JAKE BLOUNT
![f0018-01](https://article-imgs.scribdassets.com/7jfxqfvuo0a4ntg9/images/fileSBTCJXS1.jpg)
The New Faith
SMITHSONIAN FOLKWAYS
Ambitious Afrofuturist concept work from roots music’s latest rising star. By Rob Hughes
OCTAVIA BUTLER’S 1993 sci-fi novel, Parable Of The Sower, traces the plight of a young black woman in a post-apocalyptic world, gathering companions on a journey to form a new community in Northern California. The contributing factors are made depressingly clear – climate change, the fall of society, corporate shithousery – leading her to set up an entirely new religion, Earthseed. An early example of Afrofuturism, the story has now inspired a direct corollary in Jake Blount’s remarkable The New Faith.
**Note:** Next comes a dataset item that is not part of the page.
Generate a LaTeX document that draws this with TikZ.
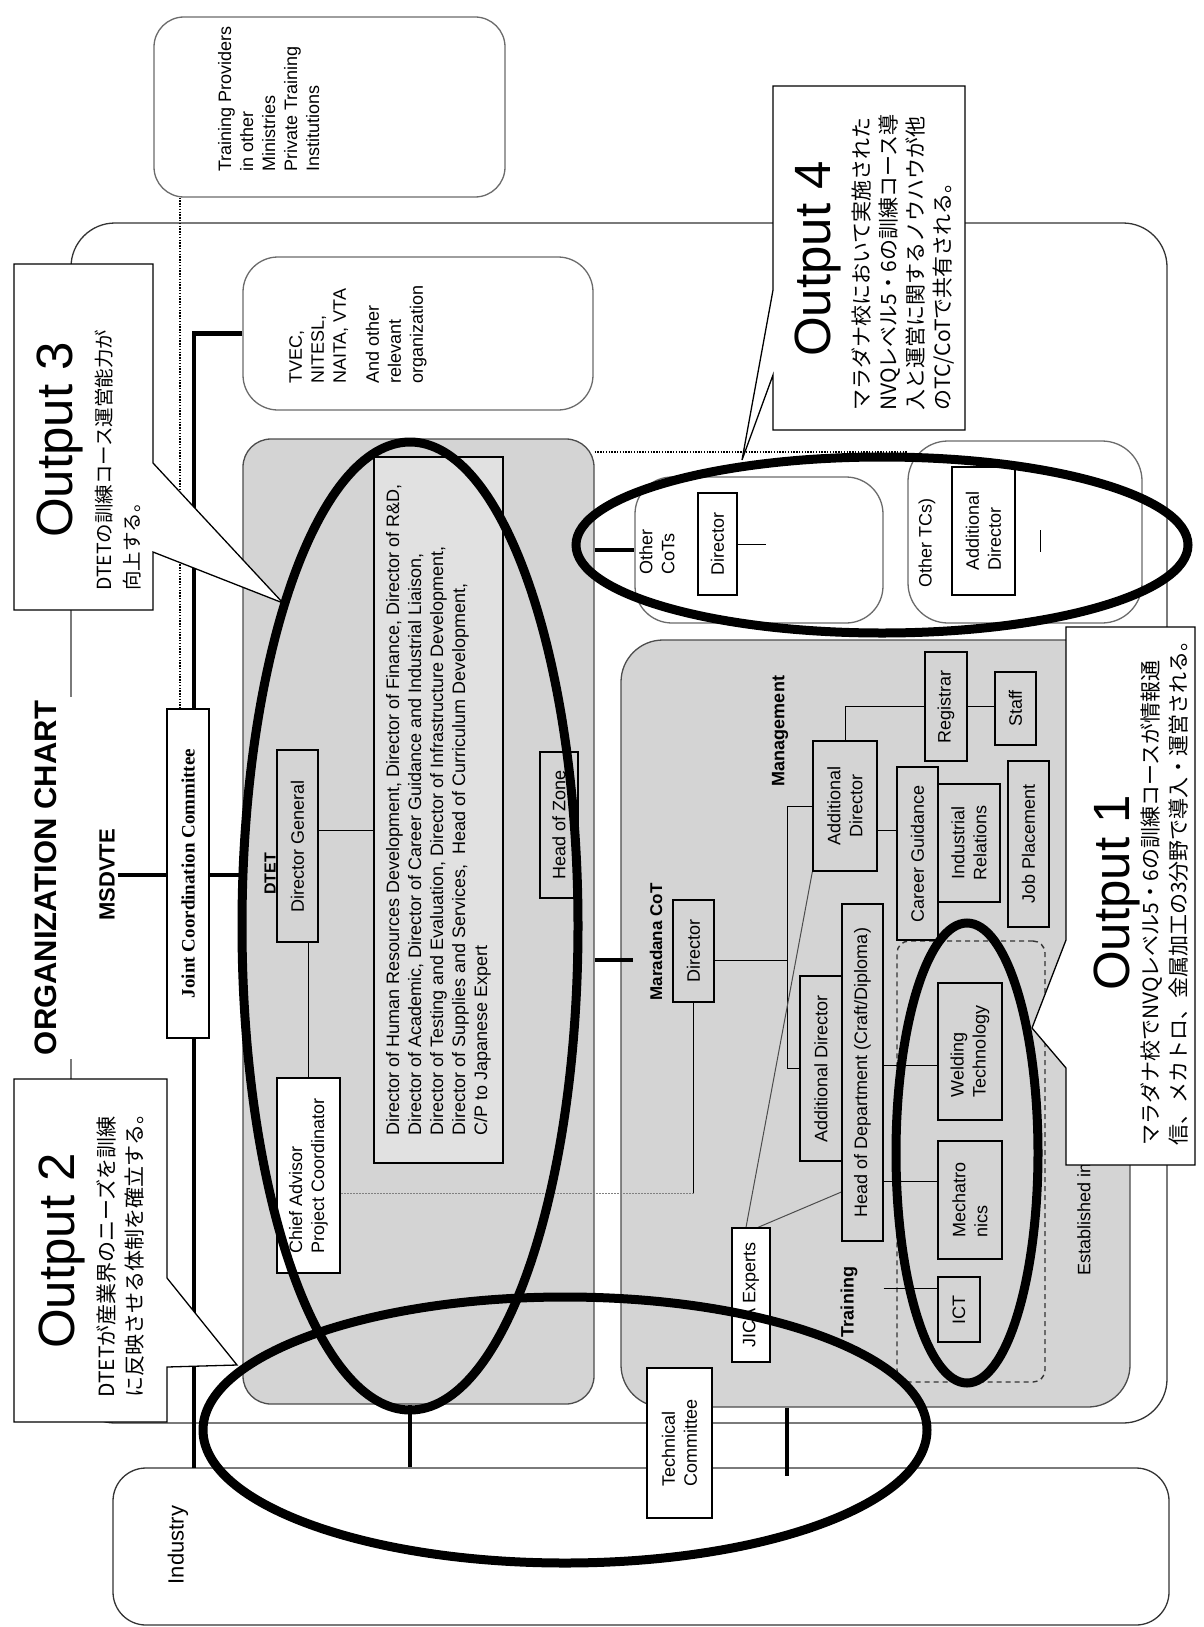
\documentclass[tikz,border=0pt]{standalone}
\usepackage{fontspec}
\setmainfont{Liberation Sans}
\newfontfamily\jpfont{Noto Sans CJK JP}
\newfontfamily\jccfont{Liberation Serif}
\pgfdeclarelayer{backlayer}
\pgfdeclarelayer{edgelayer}
\pgfdeclarelayer{nodelayer}
\pgfdeclarelayer{ringlayer}
\pgfsetlayers{backlayer,edgelayer,nodelayer,main,ringlayer}
\newcommand{\txt}{\fontsize{18}{22}\selectfont}
\newcommand{\bigtxt}{\fontsize{51}{56}\selectfont}
\definecolor{panel}{gray}{0.83}
\definecolor{rim}{gray}{0.42}
\tikzstyle{box}=[draw=black, line width=1.3pt, fill=panel, rotate=90, inner sep=1pt, align=center, font=\txt]
\tikzstyle{whitebox}=[box, fill=white]
\tikzstyle{container}=[draw=rim, line width=1.3pt, fill=white, rectangle]
\tikzstyle{panelbox}=[draw=black!70, line width=1.3pt, fill=panel, rectangle]
\tikzstyle{plaintext}=[rotate=90, inner sep=0pt, font=\txt]
\tikzstyle{boldtext}=[rotate=90, inner sep=0pt, font=\bfseries\txt]
\tikzstyle{bar}=[line width=4.5pt]
\tikzstyle{link}=[draw=black, line width=1pt]
\tikzstyle{dots}=[line width=2.5pt, dash pattern=on 1.4pt off 1.4pt]
\tikzstyle{ring}=[line width=9pt]
\tikzstyle{callout}=[draw=black, line width=1.3pt, fill=white]
\tikzstyle{jptext}=[rotate=90, inner sep=0pt, anchor=north west, align=left]

\begin{document}
\begin{tikzpicture}[x=1pt, y=-1pt]
  \useasboundingbox (0,0) rectangle (1203,1627);
  \begin{pgfonlayer}{backlayer}
    \fill[white] (0,0) rectangle (1203,1627);
    \node[container, draw=black!80, rounded corners=44pt, minimum width=1096pt, minimum height=1200pt] (outer) at (619,823) {};
    \node[container, rounded corners=30pt, minimum width=351pt, minimum height=180pt] (prov) at (329.5,107) {};
    \node[container, rounded corners=35pt, minimum width=350pt, minimum height=153pt] (tvec) at (418,333.5) {};
    \node[panelbox, rounded corners=28pt, minimum width=351pt, minimum height=965pt] (dtet) at (418.5,921.5) {};
    \node[panelbox, rounded corners=42pt, minimum width=509pt, minimum height=767pt] (cot) at (875.5,1023.5) {};
    \node[container, rounded corners=37pt, minimum width=248pt, minimum height=146pt] (othcot) at (759,550) {};
    \node[container, rounded corners=40pt, minimum width=234pt, minimum height=182pt] (othtc) at (1025,532) {};
    \node[container, draw=black!80, rounded corners=33pt, minimum width=1056pt, minimum height=157pt] (industry) at (641,1546.5) {};
    \node[draw=black!80, line width=1.4pt, dash pattern=on 5pt off 4pt, rounded corners=12pt, minimum width=148pt, minimum height=441pt] (courses) at (971,1161.5) {};
  \end{pgfonlayer}
  \begin{pgfonlayer}{nodelayer}
    \node[boldtext, font=\bfseries\fontsize{31}{34}\selectfont, fill=white, inner xsep=4pt, minimum height=66pt] (title) at (46,878) {ORGANIZATION CHART};
    \node[boldtext, font=\bfseries\fontsize{22}{24}\selectfont, inner sep=3pt] (msdvte) at (107,875) {MSDVTE};
    \node[whitebox, minimum width=329pt, minimum height=42pt, font=\jccfont\bfseries\fontsize{19}{21}\selectfont] (jcc) at (188,873.5) {Joint Coordination Committee};
    \node[plaintext, anchor=north west, align=left] (provtext) at (218,172) {Training Providers\\in other\\Ministries\\Private Training\\Institutions};
    \node[plaintext, anchor=north west, align=left] (tvectext) at (289,384) {TVEC,\\NITESL,\\NAITA, VTA\\[11pt]And other\\relevant\\organization};
    \node[boldtext, font=\bfseries\fontsize{16}{18}\selectfont] (dtetname) at (270,874) {DTET};
    \node[box, minimum width=192pt, minimum height=41pt] (dg) at (297.5,846) {Director General};
    \node[whitebox, minimum width=195pt, minimum height=63pt, align=left] (chief) at (308.5,1175.5) {Chief Advisor\\Project Coordinator};
    \node[box, fill=panel!70!white, minimum width=706pt, minimum height=129pt, align=left] (dirs) at (438.5,810) {Director of Human Resources Development, Director of Finance, Director of R\&D,\\Director of Academic, Director of Career Guidance and Industrial Liaison,\\Director of Testing and Evaluation, Director of Infrastructure Development,\\Director of Supplies and Services,\ \ Head of Curriculum Development,\\C/P to Japanese Expert};
    \node[box, minimum width=146pt, minimum height=38pt] (zone) at (559,825) {Head of Zone};
    \node[plaintext, align=left] (othcotname) at (657,552) {Other\\CoTs};
    \node[whitebox, minimum width=102pt, minimum height=39pt] (ocdir) at (717.5,544) {Director};
    \node[plaintext] (othtcname) at (927,543) {Other TCs)};
    \node[whitebox, minimum width=128pt, minimum height=63pt, align=left] (otcad) at (983.5,531) {Additional\\Director};
    \node[boldtext, font=\bfseries\fontsize{17}{19}\selectfont] (cotname) at (656,942) {Maradana CoT};
    \node[box, minimum width=102pt, minimum height=41pt] (cotdir) at (693.5,951) {Director};
    \node[boldtext] (mgmtname) at (780,731) {Management};
    \node[box, minimum width=130pt, minimum height=64pt] (mad) at (845,806) {Additional\\Director};
    \node[box, minimum width=109pt, minimum height=42pt] (reg) at (946,706.5) {Registrar};
    \node[box, minimum width=73pt, minimum height=41pt] (staff) at (1015.5,708.5) {Staff};
    \node[box, minimum width=173pt, minimum height=41pt] (career) at (917.5,853.5) {Career Guidance};
    \node[box, minimum width=118pt, minimum height=62pt] (indrel) at (969,843) {Industrial\\Relations};
    \node[box, minimum width=166pt, minimum height=41pt] (jobpl) at (1028.5,844) {Job Placement};
    \node[box, minimum width=185pt, minimum height=42pt] (tad) at (821,1068.5) {Additional Director};
    \node[box, minimum width=337pt, minimum height=41pt] (hod) at (862.5,1072.5) {Head of Department (Craft/Diploma)};
    \node[box, minimum width=137pt, minimum height=64pt, align=left] (weld) at (970,1051.5) {Welding\\Technology};
    \node[box, minimum width=118pt, minimum height=64pt, align=left] (mech) at (970,1200) {Mechatro\\nics};
    \node[box, minimum width=65pt, minimum height=42pt] (ict) at (959,1309.5) {ICT};
    \node[whitebox, minimum width=134pt, minimum height=38pt] (jica) at (751,1295) {JICA Experts};
    \node[boldtext] (trainname) at (849,1302) {Training};
    \node[plaintext, anchor=west] (estab) at (1084,1276) {Established in};
    \node[whitebox, minimum width=150pt, minimum height=65pt, align=left] (techcom) at (679.5,1443) {Technical\\Committee};
    \node[plaintext, font=\fontsize{22}{24}\selectfont] (indname) at (178,1545) {Industry};
  \end{pgfonlayer}
  \begin{pgfonlayer}{edgelayer}
    \coordinate (spinefoot) at (194,1468);
    \coordinate (dotline) at (180,0);
    \coordinate (tclevel) at (0,452);
    \coordinate (dglevel) at (0,830);
    \coordinate (cotlevel) at (0,960);
    \coordinate (cotlink) at (633,960);
    \coordinate (mgmtbus) at (787,0);
    \coordinate (chieflevel) at (0,1193);
    \coordinate (jicalevel) at (0,1192);
    \coordinate (weldlevel) at (0,1065);
    \coordinate (mechlevel) at (0,1181);
    \coordinate (ictlevel) at (0,1288);
    \coordinate (leftdrop) at (410,0);
    \coordinate (rightdrop) at (787,1476);
    \coordinate (ocdirend) at (766,544);
    \coordinate (otctick) at (1040,530);
    \coordinate (otctickend) at (1040,552);
    \draw[dots] (prov.south -| dotline) -- (jcc.east -| dotline);
    \draw[bar] (tvec.west) -| (spinefoot);
    \draw[bar] (msdvte.south) -- (jcc.north |- msdvte.south);
    \draw[bar] (jcc.south |- msdvte.south) -- (dtet.west |- msdvte.south);
    \draw[bar] (dtet.east |- othcot.west) -- (othcot.west);
    \draw[bar] (dtet.east |- cotlevel) -- (cotlink);
    \draw[dots] (dtet.east |- tclevel) -- (othtc.west |- tclevel);
    \draw[bar] (dtet.south -| leftdrop) -- (industry.north -| leftdrop);
    \draw[bar] (cot.south -| rightdrop) -- (rightdrop);
    \draw[link] (dg.south |- dglevel) -- (dirs.north |- dglevel);
    \draw[link] (chief.east) -- (chief.east |- dg.west);
    \draw[link] (cotdir.south |- cotlevel) -- (mgmtbus |- cotlevel);
    \draw[link] (mad.north) -| (mgmtbus |- tad.north) -- (tad.north);
    \draw[link] (mad.east) |- (reg.north);
    \draw[link] (reg.south) -- (staff.north |- reg.south);
    \draw[link] (mad.south |- dglevel) -- (career.north |- dglevel);
    \draw[link] (cotdir.west) -- (cotdir.west |- chieflevel);
    \draw[link, draw=gray, dash pattern=on 2pt off 1pt] (cotdir.west |- chieflevel) -- (chief.south |- chieflevel);
    \draw[link] (hod.south |- weldlevel) -- (weld.north |- weldlevel);
    \draw[link] (hod.south |- mechlevel) -- (mech.north |- mechlevel);
    \draw[link] (hod.south |- ictlevel) -- (ict.north |- ictlevel);
    \draw[link, draw=black!70] ([xshift=-5pt]jica.east) -- (mad.north west);
    \draw[link, draw=black!70] ([xshift=7pt]jica.east) -- (hod.north |- jicalevel);
    \draw[link] (ocdir.south) -- (ocdirend);
    \draw[link] (otctick) -- (otctickend);
  \end{pgfonlayer}
  \coordinate (o3tip) at (283,603);
  \coordinate (o2tip) at (237,1365);
  \coordinate (o4tip) at (742,460);
  \coordinate (o1tip) at (1032,1028);
  \draw[callout] (14,264) -- (153,264) -- (153,463) -- (o3tip) -- (153,552) -- (153,610) -- (14,610) -- cycle;
  \node[plaintext, font=\bigtxt] (out3) at (60,440) {Output 3};
  \node[jptext, font=\jpfont\fontsize{19.5}{28}\selectfont] (out3jp) at (95,591) {DTETの訓練コース運営能力が\\向上する。};
  \draw[callout] (14,1079) -- (167,1079) -- (167,1278) -- (o2tip) -- (167,1367) -- (167,1422) -- (14,1422) -- cycle;
  \node[plaintext, font=\bigtxt] (out2) at (62,1251) {Output 2};
  \node[jptext, font=\jpfont\fontsize{21}{28}\selectfont] (out2jp) at (96,1398) {DTETが産業界のニーズを訓練\\に反映させる体制を確立する。};
  \draw[callout] (773,86) -- (965,86) -- (965,430) -- (773,430) -- (773,375) -- (o4tip) -- (773,290) -- cycle;
  \node[plaintext, font=\bigtxt] (out4) at (818,259) {Output 4};
  \node[jptext, font=\jpfont\fontsize{21}{27}\selectfont] (out4jp) at (852,411) {マラダナ校において実施された\\NVQレベル5・6の訓練コース導\\入と運営に関するノウハウが他\\のTC/CoTで共有される。};
  \draw[callout] (1066,627) -- (1195,627) -- (1195,1165) -- (1066,1165) -- (1066,1068) -- (o1tip) -- (1066,940) -- cycle;
  \node[plaintext, font=\bigtxt] (out1) at (1117,893) {Output 1};
  \node[jptext, font=\jpfont\fontsize{21}{28}\selectfont] (out1jp) at (1141,1146) {マラダナ校でNVQレベル5・6の訓練コースが情報通\\信、メカトロ、金属加工の3分野で導入・運営される。};
  \begin{pgfonlayer}{ringlayer}
    \draw[ring] (410,926) ellipse [x radius=168, y radius=484];
    \draw[ring] (565,1430) ellipse [x radius=362, y radius=133];
    \draw[ring] (882,545) ellipse [x radius=306, y radius=88];
    \draw[ring] (967,1153) ellipse [x radius=71, y radius=230];
  \end{pgfonlayer}
\end{tikzpicture}
\end{document}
A multi-instrumentalist and singer from Washington DC, Blount’s recorded CV is still pretty slim. He self-released an EP in 2017, cut an old-time folk album as part of The Moose Whisperers a year later, then followed up with a similar effort (alongside fiddler Libby Weitnauer) as Tui. But it was 2020’s solo, that brought him wider notice. A scintillating set of repurposed old tunes, centred around banjo and fiddle, the album sought to uncover the hidden codes of American roots music, reframing them from a black and queer perspective.